▶ **Written instruction**
Give the number of lines containing the word "chart", and nothing else.

····················

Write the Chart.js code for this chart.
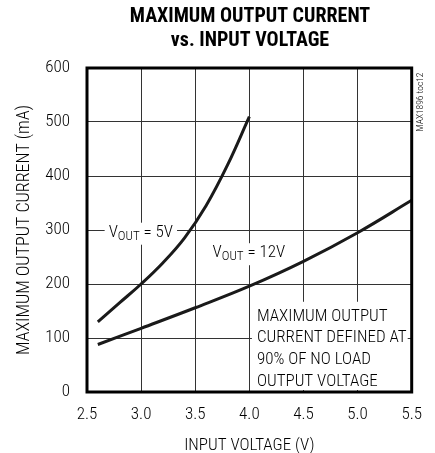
<!DOCTYPE html>
<html>
<head>
<meta charset="utf-8">
<script src="https://cdn.jsdelivr.net/npm/chart.js@4"></script>
<style>
  html, body { margin: 0; padding: 0; background: #fff; }
  #wrap { width: 435px; height: 453px; }
</style>
</head>
<body>
<div id="wrap"><canvas id="chart" width="435" height="453"></canvas></div>
<script>
// values
var vin5 = [2.6, 2.8, 3.0, 3.2, 3.4, 3.6, 3.8, 4.0];
var iout5 = [130, 165, 200, 239, 285, 345, 421, 510];
var vin12 = [2.6, 3.0, 3.5, 4.0, 4.5, 5.0, 5.5];
var iout12 = [88, 118, 156, 196, 242, 295, 355];
var xTicks = [2.5, 3.0, 3.5, 4.0, 4.5, 5.0, 5.5];
var yTicks = [0, 100, 200, 300, 400, 500, 600];
var noteLines = ['MAXIMUM OUTPUT', 'CURRENT DEFINED AT', '90% OF NO LOAD', 'OUTPUT VOLTAGE'];

var FONT = '"Roboto Condensed", sans-serif';

function toPoints(xs, ys) {
  var pts = [];
  for (var i = 0; i < xs.length; i++) pts.push({x: xs[i], y: ys[i]});
  return pts;
}

// V OUT label with subscript, returns width
function drawVout(ctx, x, y, suffix) {
  ctx.font = '300 17px ' + FONT;
  ctx.fillText('V', x, y);
  var w = ctx.measureText('V').width;
  ctx.font = '300 13px ' + FONT;
  ctx.fillText('OUT', x + w, y + 4);
  var w2 = ctx.measureText('OUT').width;
  ctx.font = '300 17px ' + FONT;
  ctx.fillText(suffix, x + w + w2, y);
  return w + w2 + ctx.measureText(suffix).width;
}

var extras = {
  id: 'extras',
  afterDraw: function(chart) {
    var ctx = chart.ctx;
    var a = chart.chartArea;
    var xs = chart.scales.x, ys = chart.scales.y;
    ctx.save();

    // title
    ctx.fillStyle = '#000';
    ctx.textAlign = 'center';
    ctx.textBaseline = 'middle';
    ctx.font = 'bold 20px ' + FONT;
    ctx.fillText('MAXIMUM OUTPUT CURRENT', 250, 17);
    ctx.fillText('vs. INPUT VOLTAGE', 250, 41);

    // curve labels
    ctx.textAlign = 'left';
    ctx.textBaseline = 'middle';
    var x5 = xs.getPixelForValue(2.7), y5 = ys.getPixelForValue(295);
    var w5 = drawVout(ctx, -1000, -1000, ' = 5V');
    ctx.fillStyle = '#fff';
    ctx.fillRect(x5 - 4, y5 - 10, w5 + 8, 22);
    ctx.fillStyle = '#000';
    drawVout(ctx, x5, y5, ' = 5V');

    var x12 = xs.getPixelForValue(3.66), y12 = ys.getPixelForValue(257);
    var w12 = drawVout(ctx, -1000, -1000, ' = 12V');
    ctx.fillStyle = '#fff';
    ctx.fillRect(x12 - 3, y12 - 10, w12 + 6, 22);
    ctx.fillStyle = '#000';
    drawVout(ctx, x12, y12, ' = 12V');

    // note box
    var nx = xs.getPixelForValue(4.07), ny = ys.getPixelForValue(156);
    ctx.fillStyle = '#fff';
    ctx.fillRect(nx - 5, ny - 6, a.right - nx + 1, a.bottom - ny + 4);
    ctx.fillStyle = '#000';
    ctx.font = '300 17px ' + FONT;
    ctx.textBaseline = 'top';
    for (var i = 0; i < noteLines.length; i++) {
      ctx.fillText(noteLines[i], nx, ny + i * 21.7);
    }

    // frame
    ctx.strokeStyle = '#000';
    ctx.lineWidth = 3;
    ctx.strokeRect(a.left, a.top, a.right - a.left, a.bottom - a.top);

    // side code
    ctx.translate(a.right + 9, a.top + 34);
    ctx.rotate(-Math.PI / 2);
    ctx.textAlign = 'center';
    ctx.textBaseline = 'middle';
    ctx.font = '300 9.5px ' + FONT;
    ctx.fillText('MAX1896 toc12', 0, 0);
    ctx.restore();
  }
};

var ctx = document.getElementById('chart');
var chart = new Chart(ctx, {
  type: 'scatter',
  data: {
    datasets: [{
      label: 'VOUT = 5V',
      data: toPoints(vin5, iout5),
      showLine: true,
      borderColor: '#1a1a1a',
      borderWidth: 3,
      pointRadius: 0,
      tension: 0.4
    }, {
      label: 'VOUT = 12V',
      data: toPoints(vin12, iout12),
      showLine: true,
      borderColor: '#1a1a1a',
      borderWidth: 3,
      pointRadius: 0,
      tension: 0.4
    }]
  },
  options: {
    responsive: false,
    animation: false,
    layout: { padding: { top: 68, right: 22, left: 0, bottom: 0 } },
    plugins: {
      legend: { display: false },
      tooltip: { enabled: false }
    },
    scales: {
      x: {
        type: 'linear',
        min: 2.5, max: 5.5,
        afterBuildTicks: function(s) { s.ticks = xTicks.map(function(v) { return {value: v}; }); },
        afterFit: function(s) { s.height = 61; },
        grid: { color: '#333', lineWidth: 1, drawTicks: false },
        border: { display: false },
        ticks: {
          padding: 13, color: '#000', maxRotation: 0,
          font: { family: FONT, size: 17, weight: 300 },
          callback: function(v) { return v.toFixed(1); }
        },
        title: {
          display: true, text: 'INPUT VOLTAGE (V)', color: '#000',
          font: { family: FONT, size: 17, weight: 300 }, padding: { top: 0, bottom: -3 }
        }
      },
      y: {
        min: 0, max: 600,
        afterBuildTicks: function(s) { s.ticks = yTicks.map(function(v) { return {value: v}; }); },
        afterFit: function(s) { s.width = 87; },
        grid: { color: '#333', lineWidth: 1, drawTicks: false },
        border: { display: false },
        ticks: {
          padding: 17, color: '#000',
          font: { family: FONT, size: 17, weight: 300 }
        },
        title: {
          display: true, text: 'MAXIMUM OUTPUT CURRENT (mA)', color: '#000',
          font: { family: FONT, size: 18, weight: 300 }, padding: { top: 14, bottom: 0 }
        }
      }
    }
  },
  plugins: [extras]
});
</script>
</body>
</html>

····················

▶ **Response to this task**
9